Quote from Jo Carrillo’s short story “Maria Littlebear:
That was the year that Elisa Antonia Alvarado was born in Mountain View, New Mexico. She was the oldest out of twelve and the only girl too. Can you imagine that? Well, all she could remember was feeding and changing, yelling and crying, you know, all those things that mothers usually do alone. She would try to remember dolls or some other kinds of toys too, so it wasn’t like she was faking it. Right up until a few years ago, she’d sit right there in that chair that you’re in now, she’d wrinkle her face up—sort of like a baby will do one second before she starts wailing—and you could tell that she was really trying hard. Still, no toys. The fact was that she had too many responsibilities to be wasting time like a normal kid would do if its papa was rich. (Jo Carrillo, “Maria Littebear,” 1981)
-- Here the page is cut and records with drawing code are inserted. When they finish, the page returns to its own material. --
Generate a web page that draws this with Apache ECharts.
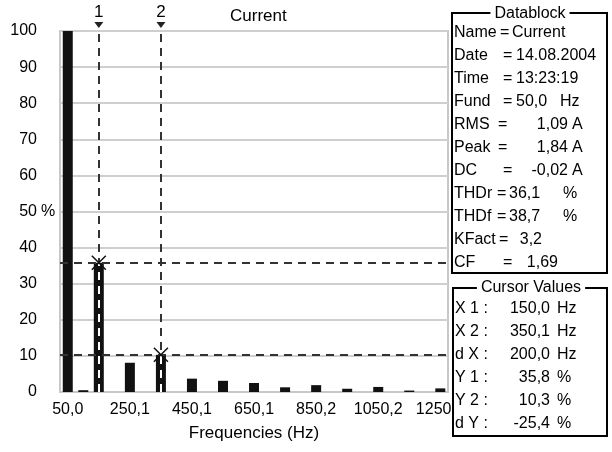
<!DOCTYPE html>
<html>
<head>
<meta charset="utf-8">
<script src="https://cdn.jsdelivr.net/npm/echarts@6/dist/echarts.min.js"></script>
<style>html,body{margin:0;padding:0;background:#fff}#c{width:612px;height:452px}</style>
</head>
<body>
<div id="c"></div>
<script>
// ---- data ----
const freqs = [50.0, 100.0, 150.0, 200.0, 250.1, 300.1, 350.1, 400.1, 450.1, 500.1, 550.1, 600.1, 650.1,
               700.1, 750.1, 800.1, 850.2, 900.2, 950.2, 1000.2, 1050.2, 1100.2, 1150.2, 1200.2, 1250.2];
const amplitudes = [100, 0.5, 35.8, 0, 8.1, 0, 10.3, 0, 3.7, 0, 3.1, 0, 2.5,
                    0, 1.3, 0, 1.9, 0, 0.9, 0, 1.4, 0, 0.4, 0, 1.0];
const xTickValues = [50.0, 250.1, 450.1, 650.1, 850.2, 1050.2, 1250.2];
const xTickLabels = ['50,0', '250,1', '450,1', '650,1', '850,2', '1050,2', '1250,2'];
const cursorX = [150.0, 350.1];
const cursorY = [35.8, 10.3];
const cursorNames = ['1', '2'];
const dbLabels = ['Name', 'Date', 'Time', 'Fund', 'RMS', 'Peak', 'DC', 'THDr', 'THDf', 'KFact', 'CF'];
const dbValues = ['Current', '14.08.2004', '13:23:19', '50,0', '1,09', '1,84', '-0,02', '36,1', '38,7', '3,2', '1,69'];
const dbUnits = ['', '', '', 'Hz', 'A', 'A', 'A', '%', '%', '', ''];
const cvLabels = ['X 1 :', 'X 2 :', 'd X :', 'Y 1 :', 'Y 2 :', 'd Y :'];
const cvValues = ['150,0', '350,1', '200,0', '35,8', '10,3', '-25,4'];
const cvUnits = ['Hz', 'Hz', 'Hz', '%', '%', '%'];

// ---- layout ----
const FONT = "'Liberation Sans', Arial, sans-serif";
const dbEqX = [500, 503, 503, 503, 498, 498, 503, 497, 497, 499, 503];
const dbValX = [512, 516, 516, 516, 568, 568, 568, 509, 509, 542, 558];
const dbValAlign = ['left', 'left', 'left', 'left', 'right', 'right', 'right', 'left', 'left', 'right', 'right'];
const dbUnitX = [0, 0, 0, 560, 572, 572, 572, 563, 563, 0, 0];
const chart = echarts.init(document.getElementById('c'), null, {renderer: 'canvas'});

const txt = (x, y, text, align) => ({type: 'text', z: 101, x: x, y: y,
  style: {text: text, font: '16px ' + FONT, fill: '#000', align: align || 'left', verticalAlign: 'middle'}});

const graphics = [];
// Datablock box
graphics.push({type: 'rect', z: 100, shape: {x: 452, y: 13, width: 155, height: 260},
  style: {fill: '#fff', stroke: '#000', lineWidth: 2}});
graphics.push({type: 'text', z: 101, x: 530, y: 14,
  style: {text: 'Datablock', font: '16px ' + FONT, fill: '#000', align: 'center', verticalAlign: 'middle',
    backgroundColor: '#fff', padding: [0, 4]}});
dbLabels.forEach((l, i) => {
  const y = 33 + i * 23;
  graphics.push(txt(454, y, l));
  graphics.push(txt(dbEqX[i], y, '='));
  graphics.push(txt(dbValX[i], y, dbValues[i], dbValAlign[i]));
  if (dbUnits[i]) graphics.push(txt(dbUnitX[i], y, dbUnits[i]));
});
// Cursor values box
graphics.push({type: 'rect', z: 100, shape: {x: 453, y: 288, width: 154, height: 148},
  style: {fill: '#fff', stroke: '#000', lineWidth: 2}});
graphics.push({type: 'text', z: 101, x: 531, y: 288,
  style: {text: 'Cursor Values', font: '16px ' + FONT, fill: '#000', align: 'center', verticalAlign: 'middle',
    backgroundColor: '#fff', padding: [0, 4]}});
cvLabels.forEach((l, i) => {
  const y = 309 + i * 23;
  graphics.push(txt(455, y, l));
  graphics.push(txt(550, y, cvValues[i], 'right'));
  graphics.push(txt(557, y, cvUnits[i]));
});

const dash = {color: '#333', width: 2, type: [8, 6]};
const markLineData = [];
cursorX.forEach(x => markLineData.push({xAxis: x, lineStyle: dash}));
cursorY.forEach(y => markLineData.push({yAxis: y, lineStyle: dash}));
cursorX.forEach((x, i) => markLineData.push([
  {coord: [x, 0], lineStyle: {color: '#fff', width: 2, type: [8, 6]}},
  {coord: [x, cursorY[i]]}
]));

const markPointData = [];
cursorX.forEach((x, i) => {
  markPointData.push({coord: [x, 100], symbol: 'triangle', symbolSize: [9, 6], symbolRotate: 180,
    symbolOffset: [0, -6], itemStyle: {color: '#222'},
    label: {show: true, formatter: cursorNames[i], position: 'top', distance: 1,
      fontSize: 17, fontFamily: FONT, color: '#000'}});
  markPointData.push({coord: [x, cursorY[i]], symbol: 'path://M0,0 L10,10 M10,0 L0,10',
    symbolSize: 14, itemStyle: {color: 'none', borderColor: '#111', borderWidth: 1.5}, label: {show: false}});
});

chart.setOption({
  animation: false,
  backgroundColor: '#fff',
  title: {text: 'Current', left: 225, top: 3,
    textStyle: {fontSize: 17, fontWeight: 'normal', color: '#000', fontFamily: FONT}},
  grid: {left: 60, right: 164, top: 31, bottom: 60, show: true, borderColor: '#c8c8c8', borderWidth: 2,
    backgroundColor: 'transparent'},
  xAxis: {
    type: 'value', min: 25, max: 1275,
    name: 'Frequencies (Hz)', nameLocation: 'middle', nameGap: 33,
    nameTextStyle: {fontSize: 17, color: '#000', fontFamily: FONT},
    axisLine: {show: true, lineStyle: {color: '#c8c8c8', width: 2}},
    axisTick: {show: false},
    splitLine: {show: false},
    axisLabel: {customValues: xTickValues, fontSize: 16, color: '#000', fontFamily: FONT, margin: 10,
      formatter: v => xTickLabels[xTickValues.indexOf(v)] || ''}
  },
  yAxis: {
    type: 'value', min: 0, max: 100, interval: 10,
    axisLine: {show: true, lineStyle: {color: '#c8c8c8', width: 2}},
    axisTick: {show: false},
    splitLine: {show: true, lineStyle: {color: '#cfcfcf', width: 2}},
    axisLabel: {fontSize: 16, color: '#000', fontFamily: FONT, margin: 5,
      formatter: v => v === 50 ? '50{p| %}' : v + '{p| }',
      rich: {p: {width: 18, fontSize: 16, fontFamily: FONT, color: '#000', align: 'left'}}}
  },
  graphic: graphics,
  series: [{
    type: 'bar',
    data: freqs.map((f, i) => [f, amplitudes[i]]),
    barWidth: 10,
    itemStyle: {color: '#111'},
    markLine: {silent: true, symbol: 'none', label: {show: false}, data: markLineData},
    markPoint: {silent: true, data: markPointData}
  }]
});
</script>
</body>
</html>
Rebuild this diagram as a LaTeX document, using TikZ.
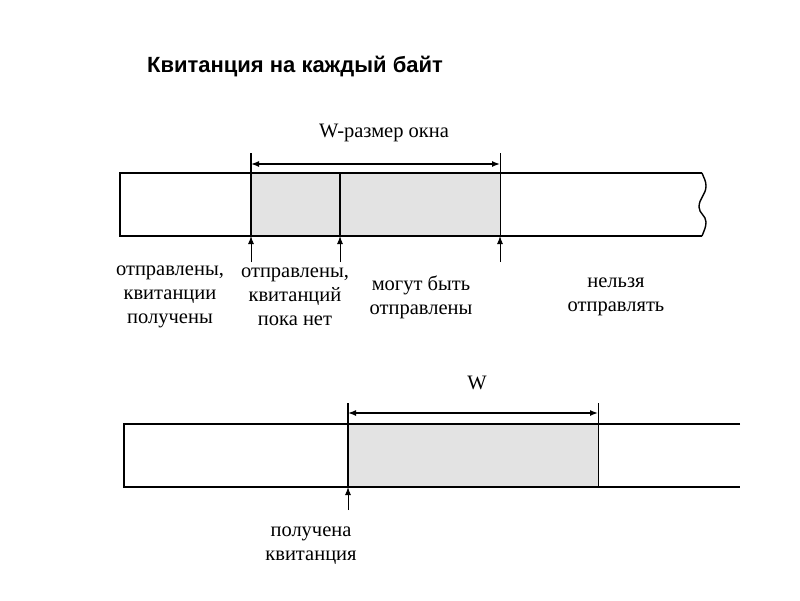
\documentclass[tikz,border=0pt]{standalone}
\usepackage{fontspec}
\setmainfont{Liberation Serif}
\newfontfamily\titlefont{Liberation Sans}
\usetikzlibrary{arrows.meta}
\definecolor{wingray}{RGB}{227,227,227}

\begin{document}
\begin{tikzpicture}[x=1pt,y=-1pt,
        bar/.style={line width=1.4pt},
        edge/.style={line width=2pt},
        tick/.style={line width=1pt},
        dim/.style={line width=1.4pt,{Latex[length=8pt,width=6pt]}-{Latex[length=8pt,width=6pt]}},
        up/.style={line width=1pt,-{Latex[length=8pt,width=6pt]}},
        lbl/.style={font=\fontsize{20.5}{24}\selectfont,align=center,inner sep=0pt}]
                \useasboundingbox (0,0) rectangle (800,600);
                \node[font=\titlefont\bfseries\fontsize{22}{26}\selectfont] (title) at (295,67) {Квитанция на каждый байт};
                % first window
                \coordinate (wa) at (251,236);
                \coordinate (wb) at (340,236);
                \coordinate (wc) at (500,236);
                \coordinate (da) at (251,164);
                \coordinate (dc) at (500,164);
                \fill[wingray] (251,173) rectangle (wc);
                \draw[bar] (702,173) -- (120,173) -- (120,236) -- (702,236);
                \draw[bar] (702,173) to[out=-70,in=90] (706,186) to[out=-90,in=90] (699,207) to[out=-90,in=90] (706,222) to[out=-90,in=70] (702,236);
                \draw[edge] (251,153) -- (wa);
                \draw[line width=1.5pt] (340,173) -- (wb);
                \draw[tick] (500,153) -- (wc);
                \draw[dim] (da) -- (dc);
                \node[lbl] (wsize) at (384,133) {W-размер окна};
                \draw[up] (251,262) -- (wa);
                \draw[up] (340,262) -- (wb);
                \draw[up] (500,262) -- (wc);
                \node[lbl] (acked) at (170,297) {отправлены,\\квитанции\\получены};
                \node[lbl] (sent) at (295,297) {отправлены,\\квитанций\\пока нет};
                \node[lbl] (canSend) at (421,297) {могут быть\\отправлены};
                \node[lbl] (noSend) at (616,297) {нельзя\\отправлять};
                % window after the acknowledgement
                \coordinate (va) at (348,487);
                \coordinate (vc) at (598,487);
                \coordinate (ea) at (348,413);
                \coordinate (ec) at (598,413);
                \fill[wingray] (348,424) rectangle (vc);
                \draw[bar] (740,424) -- (124,424) -- (124,487) -- (740,487);
                \draw[edge] (348,403) -- (va);
                \draw[tick] (598,403) -- (vc);
                \draw[dim] (ea) -- (ec);
                \node[lbl] (wlabel) at (477,383) {W};
                \draw[up] (348,510) -- (va);
                \node[lbl] (recv) at (311,546) {получена\\квитанция};
            \end{tikzpicture}
\end{document}
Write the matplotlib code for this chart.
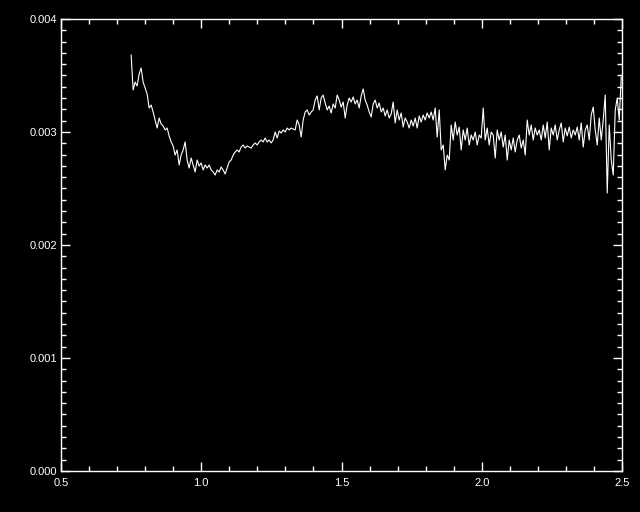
import numpy as np
import matplotlib
matplotlib.use('Agg')
import matplotlib.pyplot as plt
from matplotlib.ticker import MultipleLocator, FormatStrFormatter

# wavelength grid (regular sampling) and flux, in units of 1e-3
x_start = 0.75
x_end = 2.497
flux_e3 = [
    3.681, 3.372, 3.442, 3.407, 3.513, 3.566, 3.442, 3.389, 3.336, 3.212,
    3.239, 3.177, 3.106, 3.035, 3.124, 3.071, 3.053, 3.018, 3.035, 2.965,
    2.912, 2.876, 2.796, 2.841, 2.708, 2.796, 2.841, 2.912, 2.752, 2.681,
    2.770, 2.708, 2.646, 2.752, 2.699, 2.726, 2.664, 2.708, 2.681, 2.708,
    2.664, 2.646, 2.619, 2.664, 2.646, 2.690, 2.664, 2.628, 2.681, 2.735,
    2.752, 2.796, 2.823, 2.841, 2.823, 2.867, 2.885, 2.858, 2.876, 2.867,
    2.858, 2.885, 2.903, 2.885, 2.912, 2.929, 2.912, 2.947, 2.912, 2.929,
    2.903, 2.929, 3.000, 2.947, 3.009, 2.991, 3.018, 3.000, 3.035, 3.018,
    3.035, 3.027, 3.018, 3.106, 3.062, 2.956, 3.106, 3.177, 3.195, 3.150,
    3.177, 3.195, 3.283, 3.319, 3.195, 3.301, 3.327, 3.257, 3.195, 3.230,
    3.168, 3.248, 3.212, 3.327, 3.283, 3.221, 3.265, 3.124, 3.239, 3.301,
    3.265, 3.310, 3.248, 3.283, 3.212, 3.319, 3.381, 3.283, 3.239, 3.177,
    3.133, 3.248, 3.283, 3.212, 3.257, 3.177, 3.212, 3.142, 3.195, 3.124,
    3.159, 3.265, 3.080, 3.195, 3.106, 3.168, 3.044, 3.124, 3.088, 3.035,
    3.106, 3.053, 3.124, 3.035, 3.142, 3.088, 3.150, 3.106, 3.168, 3.124,
    3.177, 3.106, 3.212, 2.956, 3.195, 2.841, 2.885, 2.664, 2.796, 2.752,
    3.062, 2.929, 3.088, 2.973, 3.044, 2.841, 3.018, 2.929, 3.035, 2.885,
    2.973, 2.929, 3.000, 2.885, 2.973, 2.947, 3.212, 2.929, 3.035, 2.885,
    3.000, 2.973, 2.770, 3.018, 2.929, 3.000, 2.867, 2.973, 2.752, 2.929,
    2.841, 2.947, 2.823, 2.929, 2.973, 2.858, 2.929, 2.796, 3.106, 2.973,
    3.062, 2.929, 3.035, 2.973, 3.018, 2.929, 3.062, 2.947, 3.088, 2.841,
    3.035, 2.973, 3.062, 2.929, 3.018, 3.080, 2.912, 3.035, 2.965, 3.044,
    2.947, 3.018, 2.973, 3.044, 2.929, 3.080, 2.867, 3.018, 3.062, 2.929,
    3.150, 3.221, 3.018, 2.885, 3.124, 2.929, 3.106, 3.327, 2.460, 3.062,
    2.752, 2.619, 3.195, 3.301, 3.106, 3.487,
]

x_ticks = [0.5, 1.0, 1.5, 2.0, 2.5]
y_ticks = [0.000, 0.001, 0.002, 0.003, 0.004]

flux = np.array(flux_e3) * 1e-3
wave = np.linspace(x_start, x_end, len(flux))

fig = plt.figure(figsize=(6.4, 5.12), dpi=100, facecolor='black')
ax = fig.add_axes([0.0953, 0.0801, 0.8767, 0.8828], facecolor='black')

ax.plot(wave, flux, color='white', linewidth=0.8)

ax.set_xlim(0.5, 2.5)
ax.set_ylim(0.0, 0.004)
ax.set_xticks(x_ticks)
ax.set_yticks(y_ticks)
ax.xaxis.set_minor_locator(MultipleLocator(0.1))
ax.yaxis.set_minor_locator(MultipleLocator(0.0001))
ax.xaxis.set_major_formatter(FormatStrFormatter('%.1f'))
ax.yaxis.set_major_formatter(FormatStrFormatter('%.3f'))

for spine in ax.spines.values():
    spine.set_color('white')
    spine.set_linewidth(1.0)

ax.tick_params(which='both', direction='in', colors='white',
               top=True, right=True, width=1.0)
ax.tick_params(which='major', length=6.5)
ax.tick_params(which='minor', length=3.8)
ax.tick_params(axis='x', which='major', pad=5)
ax.tick_params(axis='y', which='major', pad=3)
for lab in ax.get_xticklabels() + ax.get_yticklabels():
    lab.set_family('Liberation Sans')
    lab.set_fontsize(8)
    lab.set_color('white')

fig.savefig('out.png', dpi=100, facecolor='black')
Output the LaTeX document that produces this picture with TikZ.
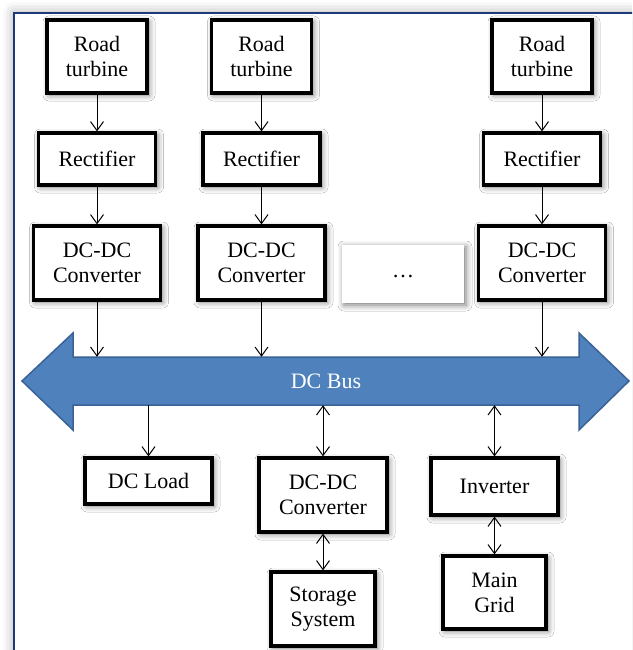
\documentclass[tikz,border=0pt]{standalone}
\usepackage{fontspec}
\setmainfont{Liberation Serif}
\newfontfamily\boxfont{Liberation Serif}
\usetikzlibrary{arrows.meta, shadows.blur}
\definecolor{busFill}{HTML}{4F81BD}
\definecolor{busEdge}{HTML}{3A6296}
\definecolor{frameNavy}{HTML}{1F3A7A}

\begin{document}
\begin{tikzpicture}[x=1pt, y=-1pt, font=\boxfont\fontsize{22}{25}\selectfont,
  halo/.style={blur shadow={shadow xshift=2pt, shadow yshift=-2pt, shadow blur radius=6pt, shadow opacity=55}},
  blk/.style={draw=black, fill=white, line width=3.2pt, align=center, inner sep=0pt, halo},
  gap/.style={fill=white, inner sep=0pt, halo},
  flow/.style={-{Straight Barb[length=9pt,width=13pt]}, line width=1pt},
  both/.style={{Straight Barb[length=9pt,width=13pt]}-{Straight Barb[length=9pt,width=13pt]}, line width=1pt}]
\useasboundingbox (0,0) rectangle (632,650);
\clip (0,0) rectangle (632,650);
% page frame
\draw[frameNavy, fill=white, line width=1.6pt, blur shadow={shadow xshift=0pt, shadow yshift=0pt, shadow blur radius=11pt, shadow opacity=35}] (14,13) rectangle (680,700);
% generation chains
\foreach \i/\x in {1/97, 2/261.5, 3/542}{
  \node[blk, minimum width=100pt, minimum height=73pt] (rt\i) at (\x,56.5) {Road\\turbine};
  \node[blk, minimum width=117pt, minimum height=52pt] (rec\i) at (\x,159) {Rectifier};
  \node[blk, minimum width=127pt, minimum height=74pt] (dcdc\i) at (\x,263) {DC-DC\\Converter};
}
\node[gap, minimum width=122pt, minimum height=58pt] (more) at (403,274) {\raisebox{-7pt}{\ldots}};
% DC bus
\fill[busFill, draw=busEdge, line width=1.5pt] (22,381) -- (73,333) -- (73,357) -- (579,357) -- (579,333) -- (629,381)
  -- (579,430) -- (579,405) -- (73,405) -- (73,430) -- cycle;
\node[text=white, minimum width=506pt, minimum height=48pt, inner sep=0pt] (bus) at (326,381) {DC Bus};
% loads and storage
\node[blk, minimum width=127pt, minimum height=46pt] (load) at (148.5,481) {DC Load};
\node[blk, minimum width=128pt, minimum height=74pt] (dcdcs) at (323,495) {DC-DC\\Converter};
\node[blk, minimum width=104pt, minimum height=74pt] (stor) at (323,609) {Storage\\System};
\node[blk, minimum width=127pt, minimum height=57pt] (inv) at (494.5,486.5) {Inverter};
\node[blk, minimum width=103pt, minimum height=73pt] (grid) at (494.5,592.5) {Main\\Grid};
\foreach \i in {1,2,3}{
  \draw[flow] (rt\i) -- (rec\i);
  \draw[flow] (rec\i) -- (dcdc\i);
  \draw[flow] (dcdc\i) -- (dcdc\i |- bus.north);
}
\draw[flow] (load.north |- bus.south) -- (load);
\draw[both] (dcdcs.north |- bus.south) -- (dcdcs);
\draw[both] (dcdcs) -- (stor);
\draw[both] (inv.north |- bus.south) -- (inv);
\draw[both] (inv) -- (grid);
\end{tikzpicture}
\end{document}
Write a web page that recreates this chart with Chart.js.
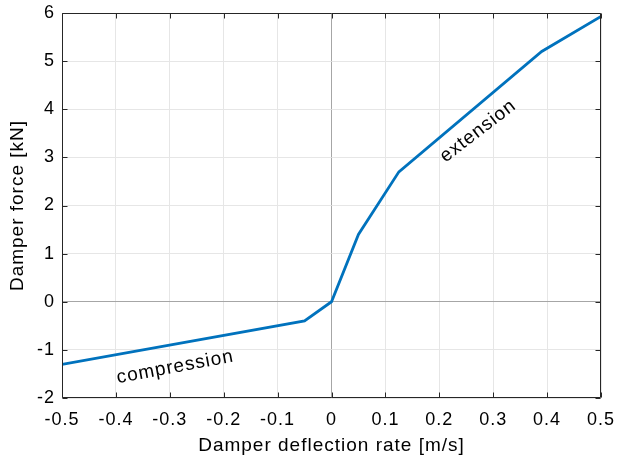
<!DOCTYPE html>
<html>
<head>
<meta charset="utf-8">
<script src="https://cdn.jsdelivr.net/npm/chart.js@4.4.1/dist/chart.umd.min.js"></script>
<style>
  html, body { margin: 0; padding: 0; background: #fff; }
  #wrap { width: 618px; height: 464px; }
</style>
</head>
<body>
<div id="wrap"><canvas id="canvas1" width="618" height="464"></canvas></div>
<script>
// damper characteristic: deflection rate [m/s] vs force [kN]
var rates  = [-0.5, -0.05, 0, 0.05, 0.125, 0.39, 0.5];
var forces = [-1.3, -0.4, 0, 1.4, 2.7, 5.2, 5.93];
var xTicks = [-0.5, -0.4, -0.3, -0.2, -0.1, 0, 0.1, 0.2, 0.3, 0.4, 0.5];
var yTicks = [-2, -1, 0, 1, 2, 3, 4, 5, 6];

var FONT = 'Liberation Sans, Arial, Helvetica, sans-serif';

var Damper = {

	init: function(){
		Chart.defaults.font.family = FONT;
		Chart.defaults.color = '#000';
		var points = rates.map(function(r, i){ return {x: r, y: forces[i]}; });
		Damper.generateLineGraph(points);
	},

	// slightly wider text spacing, set again whenever the canvas state may have been reset
	spacingPlugin: {
		id: 'spacing',
		beforeUpdate: function(chart){ chart.ctx.letterSpacing = '1px'; },
		beforeLayout: function(chart){ chart.ctx.letterSpacing = '1px'; },
		beforeDraw: function(chart){ chart.ctx.letterSpacing = '1px'; }
	},

	// box, inward tick marks and the two region labels
	framePlugin: {
		id: 'frame',
		afterDraw: function(chart){
			var ctx = chart.ctx, a = chart.chartArea;
			var xs = chart.scales.x, ys = chart.scales.y;
			var L = Math.round(a.left) + 0.5, R = Math.round(a.right) - 0.5;
			var T = Math.round(a.top) + 0.5, B = Math.round(a.bottom) - 0.5;
			ctx.save();
			ctx.strokeStyle = '#262626';
			ctx.lineWidth = 1;
			ctx.beginPath();
			ctx.rect(L, T, R - L, B - T);
			xTicks.forEach(function(v){
				var px = Math.round(xs.getPixelForValue(v)) + 0.5;
				ctx.moveTo(px, B); ctx.lineTo(px, B - 5);
				ctx.moveTo(px, T); ctx.lineTo(px, T + 5);
			});
			yTicks.forEach(function(v){
				var py = Math.round(ys.getPixelForValue(v)) + 0.5;
				ctx.moveTo(L, py); ctx.lineTo(L + 5, py);
				ctx.moveTo(R, py); ctx.lineTo(R - 5, py);
			});
			ctx.stroke();

			ctx.fillStyle = '#000';
			ctx.font = '19px ' + FONT;
			ctx.textAlign = 'center';
			ctx.textBaseline = 'middle';
			[
				{text: 'compression', x: -0.29, y: -1.36, angle: -10.6},
				{text: 'extension',   x: 0.272, y: 3.545, angle: -37.5}
			].forEach(function(t){
				ctx.save();
				ctx.translate(xs.getPixelForValue(t.x), ys.getPixelForValue(t.y));
				ctx.rotate(t.angle * Math.PI / 180);
				ctx.fillText(t.text, 0, 0);
				ctx.restore();
			});
			ctx.restore();
		}
	},

	generateLineGraph: function(points){
		var ctx = document.getElementById('canvas1').getContext('2d');
		var gridColor = function(c){
			return c.tick && c.tick.value === 0 ? '#a6a6a6' : '#e6e6e6';
		};
		window.myLine = new Chart(ctx, {
			type: 'scatter',
			data: {
				datasets: [{
					data: points,
					showLine: true,
					borderColor: '#0072BD',
					backgroundColor: '#0072BD',
					borderWidth: 2.8,
					pointRadius: 0,
					tension: 0
				}]
			},
			plugins: [Damper.spacingPlugin, Damper.framePlugin],
			options: {
				responsive: false,
				animation: false,
				events: [],
				layout: { padding: { top: 13, right: 17, left: 0, bottom: 0 } },
				plugins: { legend: { display: false }, tooltip: { enabled: false } },
				scales: {
					x: {
						type: 'linear',
						min: -0.5, max: 0.5,
						afterBuildTicks: function(s){ s.ticks = xTicks.map(function(v){ return {value: v}; }); },
						afterFit: function(s){
							s.height = 66;
							s.paddingLeft = 0;
							s.paddingRight = 0;
						},
						grid: { color: gridColor, drawTicks: false },
						border: { display: false },
						ticks: {
							padding: 11,
							font: { size: 18 },
							maxRotation: 0,
							callback: function(v){ return String(Math.round(v * 10) / 10); }
						},
						title: {
							display: true,
							text: 'Damper deflection rate [m/s]',
							font: { size: 19 },
							padding: { top: 0, bottom: 7 }
						}
					},
					y: {
						type: 'linear',
						min: -2, max: 6,
						afterBuildTicks: function(s){ s.ticks = yTicks.map(function(v){ return {value: v}; }); },
						afterFit: function(s){
							s.width = 62;
							s.paddingTop = 0;
							s.paddingBottom = 0;
						},
						grid: { color: gridColor, drawTicks: false },
						border: { display: false },
						ticks: {
							padding: 7,
							font: { size: 18 }
						},
						title: {
							display: true,
							text: 'Damper force [kN]',
							font: { size: 19 },
							padding: { top: 6, bottom: 0 }
						}
					}
				}
			}
		});
	}
};

Damper.init();
</script>
</body>
</html>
But he didn’t get to do the pirate, the world explorer, the indigenous boy secure in his own culture, the lion tamer, raggedy andy. All the things that Chip gets to be, Alfonsito never got to be. So yeah, there was some resentment there. With Steven and Chip, he had enough of a say that he was able to influence them, make them want to be cowboys or to learn that a grandpa won’t carry you but a grandpa will hold your hand and walk alongside you. But they faced limitations themselves about what they could and couldn’t be.
Expressed some opinions: Stevie wouldnt’ wear the crop top until his mom showed him that Winnie the Pooh is wearing a cropped top, and so he called it his Pooh shirt and happily wore it.
Cisco would not put on his suit for Christine’s wedding—categorically refused, until Grandpo put his matching suit on and then Cisco was okay with matching Grandpo.
But Chip ran—ran as far as you could see. Had no fear, even though me and Christine would be having a heart attack that he wouldn’t stop when he reached the curb and would be hit by a car. He was never afraid. he was fearless. And now he’s headed to the Peace Corps, to Columbia this summer!
I'm really glad I made him with chonies on.
For some reason I decided to go with gray instead of white. White is too new and crisp and clean. And also, in the little house Farmer Boy book, there’s a whole thing about his mom weaving all the fabric for all their clothes. and I think that the underwear is undyed or maybe even gray. The gray she made by mixing the natural wool with the natural black wool. But that might have only been for school uniforms.
I watched Star Wars: Rogue One, Moana last night (loved it) and am watching Frozen today.
Fathers in the fairy tales always put their hope for their children first.
Fathers in real life never do. They don’t have grand logic behind what they do and they don’t notice who they hurt.
Fantasy gave me the benign father figures: sober, safe, sexless, absolutely safe. Wise and sensible both.
As I’ve mentioned before, an important metaphor comes to me from Octavia Butler’s Patternmaster series. We are “Doro’s People.” The chosen ones. Bred to be tasty prey for the soul-killing vampire who has made himself our God. We are drawn to our own people, even while living with them is unhealthy for us. We can’t raise our own children. We don’t know how to parent. We don’t know how to do anything but react to the chaos our brains absorb from the noise around us.
In the world of Doro’s people, fathers are never trustworthy. Not girl children. Not to anyone.